American opera singer (1934–2007)

Eugene B. Holmes (March 7, 1934 – January 19, 2007) was an American operatic baritone who sang with the New York City Opera, the Metropolitan Opera National Company and the Deutsche Oper am Rhein.

==Early life and education==
He was born March 7, 1934, in Brownsville, Tennessee, the eleventh of fourteen brothers and sisters. His father was a Baptist preacher and farmer/sharecropper. Eugene attended Cole elementary school and Washington Technical High school in St. Louis, and then Harris Stowe Teachers State College until his sophomore year, when he auditioned for the St. Louis Music Chore and won a full scholarship to University of Arkansas at Pine Bluff.

==Career==
After graduating, he returned to St. Louis where he worked as a social worker in the Pruitt–Igoe projects. Later he was certified as a teacher and taught elementary school, then high school for several years. He served in the Navy from 1956 to 1959 aboard on the USS Conflict. During this time, he sang in the Navy Blue Jackets.

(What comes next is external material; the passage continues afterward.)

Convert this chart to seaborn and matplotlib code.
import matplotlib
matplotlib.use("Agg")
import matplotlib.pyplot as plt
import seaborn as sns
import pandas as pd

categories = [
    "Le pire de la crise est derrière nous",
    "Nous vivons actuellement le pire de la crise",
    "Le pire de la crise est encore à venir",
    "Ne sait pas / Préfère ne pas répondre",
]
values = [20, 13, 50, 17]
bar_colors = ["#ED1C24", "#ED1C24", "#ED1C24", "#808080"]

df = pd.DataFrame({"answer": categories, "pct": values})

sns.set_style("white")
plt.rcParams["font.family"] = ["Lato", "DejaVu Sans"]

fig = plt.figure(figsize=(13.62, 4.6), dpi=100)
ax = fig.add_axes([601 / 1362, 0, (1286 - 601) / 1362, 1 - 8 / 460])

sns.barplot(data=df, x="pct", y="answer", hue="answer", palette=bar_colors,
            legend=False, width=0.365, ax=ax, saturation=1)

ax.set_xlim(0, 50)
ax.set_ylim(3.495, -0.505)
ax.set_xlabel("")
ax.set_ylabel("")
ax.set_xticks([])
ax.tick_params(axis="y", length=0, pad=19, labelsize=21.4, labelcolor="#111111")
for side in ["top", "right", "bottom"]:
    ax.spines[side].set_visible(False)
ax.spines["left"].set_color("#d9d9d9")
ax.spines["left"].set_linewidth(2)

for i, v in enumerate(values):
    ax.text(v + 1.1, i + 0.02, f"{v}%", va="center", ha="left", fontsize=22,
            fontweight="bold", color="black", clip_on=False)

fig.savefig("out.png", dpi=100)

Holmes went with a friend to a rehearsal of the American opera The Crucible. There he met accompanist and director Dorothy Zeigler, who was also the first trombonist for the St. Louis Symphony Orchestra. Dorothy introduced Holmes to Boris Goldovsky, who ran the opera workshop in Wheeling, West Virginia. Godofsky offered Holmes a leading role in his yearly opera workshop for young musicians.

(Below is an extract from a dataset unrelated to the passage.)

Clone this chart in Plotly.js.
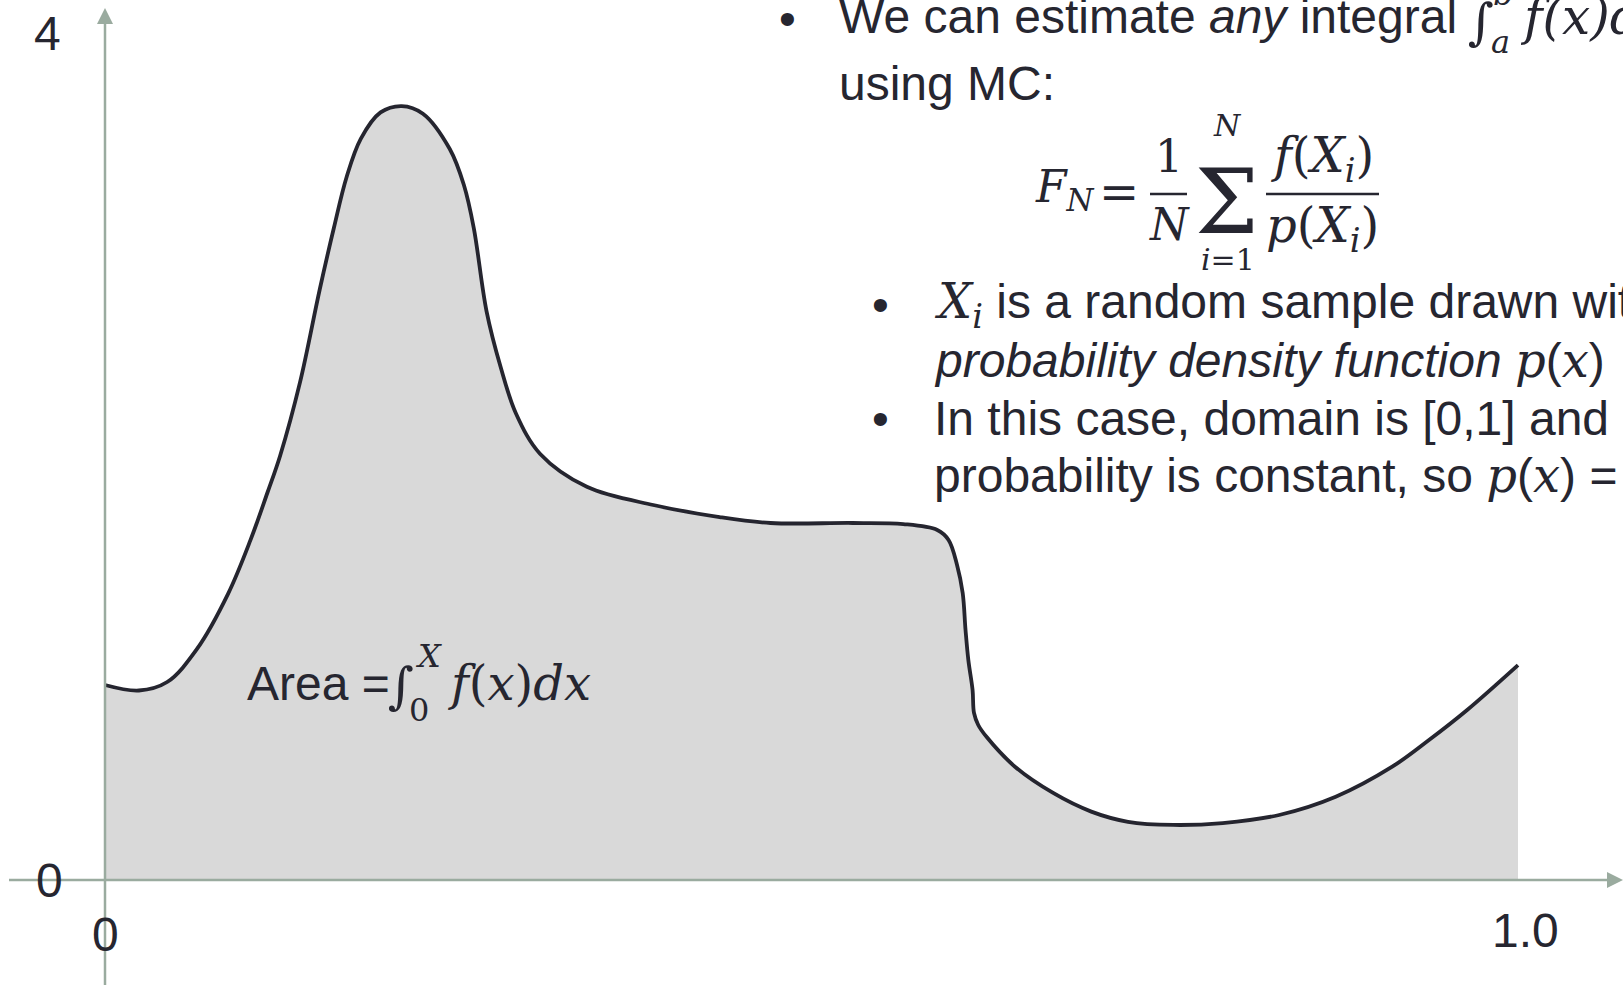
<!DOCTYPE html>
<html>
<head>
<meta charset="utf-8">
<script src="https://cdn.plot.ly/plotly-3.0.1.min.js"></script>
<style>
  html, body { margin: 0; padding: 0; background: #ffffff; overflow: hidden; }
  #chart { width: 1623px; height: 985px; }
</style>
</head>
<body>
<div id="chart"></div>
<script>
// Sample points of f(x) on the domain [0, 1]
const xPoints = [
  0.000, 0.024, 0.044, 0.065, 0.087, 0.103, 0.115, 0.124, 0.138, 0.152,
  0.162, 0.171, 0.181, 0.195, 0.210, 0.225, 0.244, 0.254, 0.261, 0.270,
  0.280, 0.291, 0.308, 0.341, 0.388, 0.435, 0.471, 0.529, 0.565, 0.589,
  0.597, 0.603, 0.607, 0.609, 0.611, 0.614, 0.615, 0.618, 0.624, 0.644,
  0.671, 0.698, 0.724, 0.756, 0.791, 0.831, 0.871, 0.911, 0.937, 0.964,
  1.000
];
const fValues = [
  0.921, 0.895, 0.935, 1.090, 1.350, 1.606, 1.830, 2.005, 2.350, 2.790,
  3.080, 3.320, 3.500, 3.625, 3.655, 3.619, 3.452, 3.282, 3.079, 2.687,
  2.423, 2.201, 2.012, 1.857, 1.771, 1.714, 1.686, 1.686, 1.681, 1.653,
  1.606, 1.488, 1.355, 1.181, 1.039, 0.897, 0.789, 0.732, 0.675, 0.535,
  0.411, 0.323, 0.275, 0.260, 0.269, 0.307, 0.393, 0.535, 0.661, 0.803,
  1.015
];

// Axis tick labels
const yTickValues = [0, 4];
const yTickLabels = ['0', '4'];
const xTickValues = [0, 1.0];
const xTickLabels = ['0', '1.0'];

const W = 1623, H = 985;
const X_RANGE = [-0.07431, 1.07431];
const Y_RANGE = [-0.49587, 4.15584];

const TXT = '#262630';
const AXIS = '#9aab9f';
const SANS = 'Liberation Sans, Arial, sans-serif';
const SERIF = 'DejaVu Serif, Liberation Serif, serif';
const MATH = 'font-family:DejaVu Serif;font-style:italic';

// page pixel -> paper fraction
const px = v => v / W;
const py = v => 1 - v / H;
// data -> page pixel
const xPix = v => (v - X_RANGE[0]) / (X_RANGE[1] - X_RANGE[0]) * W;
const yPix = v => H - (v - Y_RANGE[0]) / (Y_RANGE[1] - Y_RANGE[0]) * H;

function pathPaper(points) {
  return points.map((p, i) => (i ? 'L ' : 'M ') + px(p[0]).toFixed(5) + ' ' + py(p[1]).toFixed(5)).join(' ') + ' Z';
}

function label(text, x, y, opts) {
  opts = opts || {};
  return {
    text: text,
    xref: 'paper', yref: 'paper',
    x: px(x), y: py(y),
    xanchor: opts.anchor || 'left', yanchor: 'middle',
    showarrow: false,
    font: { family: opts.family || SANS, size: opts.size || 48, color: TXT, style: opts.style || 'normal' }
  };
}

const m = s => '<span style="' + MATH + '">' + s + '</span>';

const annotations = [
  // first bullet
  label('•', 787, 18, { anchor: 'center' }),
  label('We can estimate <i>any</i> integral', 837, 17),
  label('∫', 1466, 22, { family: SERIF, size: 50 }),
  label('b', 1491, -6, { family: SERIF, size: 32, style: 'italic' }),
  label('a', 1489, 42, { family: SERIF, size: 32, style: 'italic' }),
  label(m('f(x)dx'), 1518, 17, { family: SERIF, size: 50 }),
  label('using MC:', 837, 83),

  // estimator
  label(m('F<sub>N</sub>'), 1033, 189, { family: SERIF, size: 44 }),
  label('=', 1119, 192, { anchor: 'center', family: SERIF, size: 48 }),
  label('1', 1169, 156, { anchor: 'center', family: SERIF, size: 44 }),
  label(m('N'), 1169, 224, { anchor: 'center', family: SERIF, size: 44 }),
  label('Σ', 1227, 201, { anchor: 'center', family: SERIF, size: 90 }),
  label(m('N'), 1227, 125, { anchor: 'center', family: SERIF, size: 30 }),
  label(m('i') + '=1', 1228, 259, { anchor: 'center', family: SERIF, size: 30 }),
  label(m('f') + '(' + m('X<sub>i</sub>') + ')', 1322, 159, { anchor: 'center', family: SERIF, size: 48 }),
  label(m('p') + '(' + m('X<sub>i</sub>') + ')', 1322, 228, { anchor: 'center', family: SERIF, size: 48 }),

  // sub-bullets
  label('•', 880, 304, { anchor: 'center' }),
  label(m('X<sub>i</sub>') + ' is a random sample drawn with', 932, 304),
  label('<i>probability density function</i> ' + m('p') + '(' + m('x') + ')', 932, 360),
  label('•', 880, 418, { anchor: 'center' }),
  label('In this case, domain is [0,1] and', 932, 418),
  label('probability is constant, so ' + m('p') + '(' + m('x') + ') = 1', 932, 475),

  // area under the curve
  label('Area =', 245, 683),
  label('∫', 386, 686, { family: SERIF, size: 50 }),
  label('X', 413, 656, { family: SERIF, size: 32, style: 'italic' }),
  label('0', 407, 710, { family: SERIF, size: 32 }),
  label(m('f') + '(' + m('x') + ')' + m('dx'), 446, 683, { family: SERIF, size: 48 })
];

// tick labels on both axes
yTickValues.forEach((v, i) => {
  annotations.push({
    text: yTickLabels[i], xref: 'paper', yref: 'y', x: px(v === 0 ? 49 : 47), y: v,
    xanchor: 'center', yanchor: 'middle', showarrow: false,
    font: { family: SANS, size: 48, color: TXT }
  });
});
xTickValues.forEach((v, i) => {
  annotations.push({
    text: xTickLabels[i], xref: 'x', yref: 'paper', x: v, y: py(v === 0 ? 934 : 930),
    xshift: v === 0 ? 0 : 7,
    xanchor: 'center', yanchor: 'middle', showarrow: false,
    font: { family: SANS, size: 48, color: TXT }
  });
});

const x0 = xPix(0), y0 = yPix(0);
const shapes = [
  // horizontal axis with arrowhead
  { type: 'line', xref: 'paper', yref: 'y', x0: px(9), x1: px(1610), y0: 0, y1: 0,
    line: { color: AXIS, width: 2.5 } },
  { type: 'path', xref: 'paper', yref: 'paper',
    path: pathPaper([[1607, y0 - 8], [1623, y0], [1607, y0 + 8]]),
    fillcolor: AXIS, line: { width: 0 } },
  // vertical axis with arrowhead
  { type: 'line', xref: 'x', yref: 'paper', x0: 0, x1: 0, y0: 0, y1: py(22),
    line: { color: AXIS, width: 2.5 } },
  { type: 'path', xref: 'paper', yref: 'paper',
    path: pathPaper([[x0 - 8, 24], [x0, 8], [x0 + 8, 24]]),
    fillcolor: AXIS, line: { width: 0 } },
  // fraction bars of the estimator
  { type: 'line', xref: 'paper', yref: 'paper', x0: px(1150), x1: px(1187), y0: py(194), y1: py(194),
    line: { color: TXT, width: 2.5 } },
  { type: 'line', xref: 'paper', yref: 'paper', x0: px(1266), x1: px(1379), y0: py(194), y1: py(194),
    line: { color: TXT, width: 2.5 } }
];

const trace = {
  type: 'scatter',
  mode: 'lines',
  x: xPoints,
  y: fValues,
  fill: 'tozeroy',
  fillcolor: '#d9d9d9',
  line: { color: '#25252f', width: 3.8, shape: 'spline', smoothing: 1 },
  hoverinfo: 'skip'
};

const layout = {
  width: W,
  height: H,
  margin: { l: 0, r: 0, t: 0, b: 0, pad: 0 },
  paper_bgcolor: '#ffffff',
  plot_bgcolor: '#ffffff',
  showlegend: false,
  xaxis: { range: X_RANGE, visible: false, fixedrange: true },
  yaxis: { range: Y_RANGE, visible: false, fixedrange: true },
  shapes: shapes,
  annotations: annotations
};

Plotly.newPlot('chart', [trace], layout, { staticPlot: true, displayModeBar: false });
</script>
</body>
</html>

After the clinic, Holmes was offered a scholarship and attended University of Indiana in Bloomington. He began performing with the New York Metropolitan Opera National Touring Company soon after completing his graduate education.

Holmes was an artist-in-residence at Tougaloo College in Mississippi and the Music Faculty at University of Miami.

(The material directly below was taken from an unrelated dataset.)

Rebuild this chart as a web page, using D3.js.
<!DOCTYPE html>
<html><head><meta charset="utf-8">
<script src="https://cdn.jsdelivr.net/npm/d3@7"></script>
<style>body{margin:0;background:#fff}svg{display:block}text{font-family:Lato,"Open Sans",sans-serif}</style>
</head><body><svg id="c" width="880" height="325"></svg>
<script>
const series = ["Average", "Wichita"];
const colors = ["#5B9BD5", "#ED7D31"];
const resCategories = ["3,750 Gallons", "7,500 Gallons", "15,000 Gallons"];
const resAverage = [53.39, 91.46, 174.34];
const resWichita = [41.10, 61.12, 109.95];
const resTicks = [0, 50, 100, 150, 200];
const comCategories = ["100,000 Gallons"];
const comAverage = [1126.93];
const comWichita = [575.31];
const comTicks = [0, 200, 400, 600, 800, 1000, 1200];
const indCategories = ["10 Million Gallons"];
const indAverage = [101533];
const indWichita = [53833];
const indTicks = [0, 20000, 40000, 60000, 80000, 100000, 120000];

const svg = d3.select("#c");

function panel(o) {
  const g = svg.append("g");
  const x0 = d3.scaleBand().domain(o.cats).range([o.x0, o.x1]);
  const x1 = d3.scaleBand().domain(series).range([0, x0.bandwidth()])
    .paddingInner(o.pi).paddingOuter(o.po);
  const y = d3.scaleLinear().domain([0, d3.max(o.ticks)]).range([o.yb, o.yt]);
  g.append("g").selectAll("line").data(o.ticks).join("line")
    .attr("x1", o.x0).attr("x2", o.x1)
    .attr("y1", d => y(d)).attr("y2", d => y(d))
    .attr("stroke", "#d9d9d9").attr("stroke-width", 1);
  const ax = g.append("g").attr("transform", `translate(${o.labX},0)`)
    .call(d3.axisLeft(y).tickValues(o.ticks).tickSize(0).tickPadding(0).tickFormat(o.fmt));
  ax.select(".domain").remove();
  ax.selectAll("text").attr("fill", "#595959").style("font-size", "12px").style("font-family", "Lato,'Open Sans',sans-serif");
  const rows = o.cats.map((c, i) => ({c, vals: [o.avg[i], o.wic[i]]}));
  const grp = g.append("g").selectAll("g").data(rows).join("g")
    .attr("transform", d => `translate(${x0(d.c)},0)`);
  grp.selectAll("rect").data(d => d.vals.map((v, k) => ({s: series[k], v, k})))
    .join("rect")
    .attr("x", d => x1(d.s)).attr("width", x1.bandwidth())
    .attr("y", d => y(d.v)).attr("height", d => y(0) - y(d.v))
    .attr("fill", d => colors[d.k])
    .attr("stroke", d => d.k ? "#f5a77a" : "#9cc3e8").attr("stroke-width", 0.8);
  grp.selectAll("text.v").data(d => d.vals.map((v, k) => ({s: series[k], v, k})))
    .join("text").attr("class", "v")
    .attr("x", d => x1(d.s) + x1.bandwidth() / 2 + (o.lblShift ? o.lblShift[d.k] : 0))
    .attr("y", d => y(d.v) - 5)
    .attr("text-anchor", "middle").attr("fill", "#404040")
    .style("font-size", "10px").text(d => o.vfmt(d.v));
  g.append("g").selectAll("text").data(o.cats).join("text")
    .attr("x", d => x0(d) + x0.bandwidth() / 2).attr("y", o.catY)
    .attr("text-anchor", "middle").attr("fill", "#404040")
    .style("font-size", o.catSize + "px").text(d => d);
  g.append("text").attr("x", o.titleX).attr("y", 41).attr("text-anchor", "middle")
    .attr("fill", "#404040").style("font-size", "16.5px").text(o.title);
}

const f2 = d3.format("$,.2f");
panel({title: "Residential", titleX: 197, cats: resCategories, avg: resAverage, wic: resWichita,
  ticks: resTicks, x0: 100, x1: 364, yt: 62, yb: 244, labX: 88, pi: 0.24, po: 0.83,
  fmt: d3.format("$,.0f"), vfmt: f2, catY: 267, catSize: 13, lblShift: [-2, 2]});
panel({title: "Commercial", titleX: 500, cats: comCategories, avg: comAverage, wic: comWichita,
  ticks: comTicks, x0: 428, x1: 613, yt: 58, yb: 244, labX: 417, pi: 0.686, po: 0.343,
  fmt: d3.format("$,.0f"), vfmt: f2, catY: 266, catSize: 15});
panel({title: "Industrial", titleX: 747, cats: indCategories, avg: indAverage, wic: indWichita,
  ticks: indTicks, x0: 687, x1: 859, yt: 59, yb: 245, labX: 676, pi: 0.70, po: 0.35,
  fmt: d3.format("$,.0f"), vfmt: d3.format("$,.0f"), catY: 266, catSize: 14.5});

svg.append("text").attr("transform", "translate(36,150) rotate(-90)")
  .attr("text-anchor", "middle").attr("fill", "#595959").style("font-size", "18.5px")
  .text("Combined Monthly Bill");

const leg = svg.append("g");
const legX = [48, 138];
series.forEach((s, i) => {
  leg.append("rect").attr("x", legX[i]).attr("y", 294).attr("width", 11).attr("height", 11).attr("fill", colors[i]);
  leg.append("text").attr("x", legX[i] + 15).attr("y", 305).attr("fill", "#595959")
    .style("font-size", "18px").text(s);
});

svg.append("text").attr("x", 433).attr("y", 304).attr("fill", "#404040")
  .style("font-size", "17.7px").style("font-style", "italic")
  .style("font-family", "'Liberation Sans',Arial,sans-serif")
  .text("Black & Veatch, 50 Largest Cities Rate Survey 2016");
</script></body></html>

In 1970, Holmes performed with Plácido Domingo in Aida in the Vienna State Opera.

Holmes sang with the New York City Opera, and in 1971 he played the lead role of Ukamba written for him by Gian Carlo Menotti, in the world premier of The Most Important Man. His singing attracted acclaim from critics, including Alan Rush of New York magazine in 1971, and when he sang under permanent contract with the Deutsche Oper am Rhein, Düsseldorf, Time magazine reported his singing as "superb". Dieter Bross of Style Magazine, Germany, in 1981 declared him to be the best black baritone at that time.

Holmes was also in demand as a concert singer. In March 1990, Holmes was awarded the title Kammersänger at the Deutsche Oper am Rhein.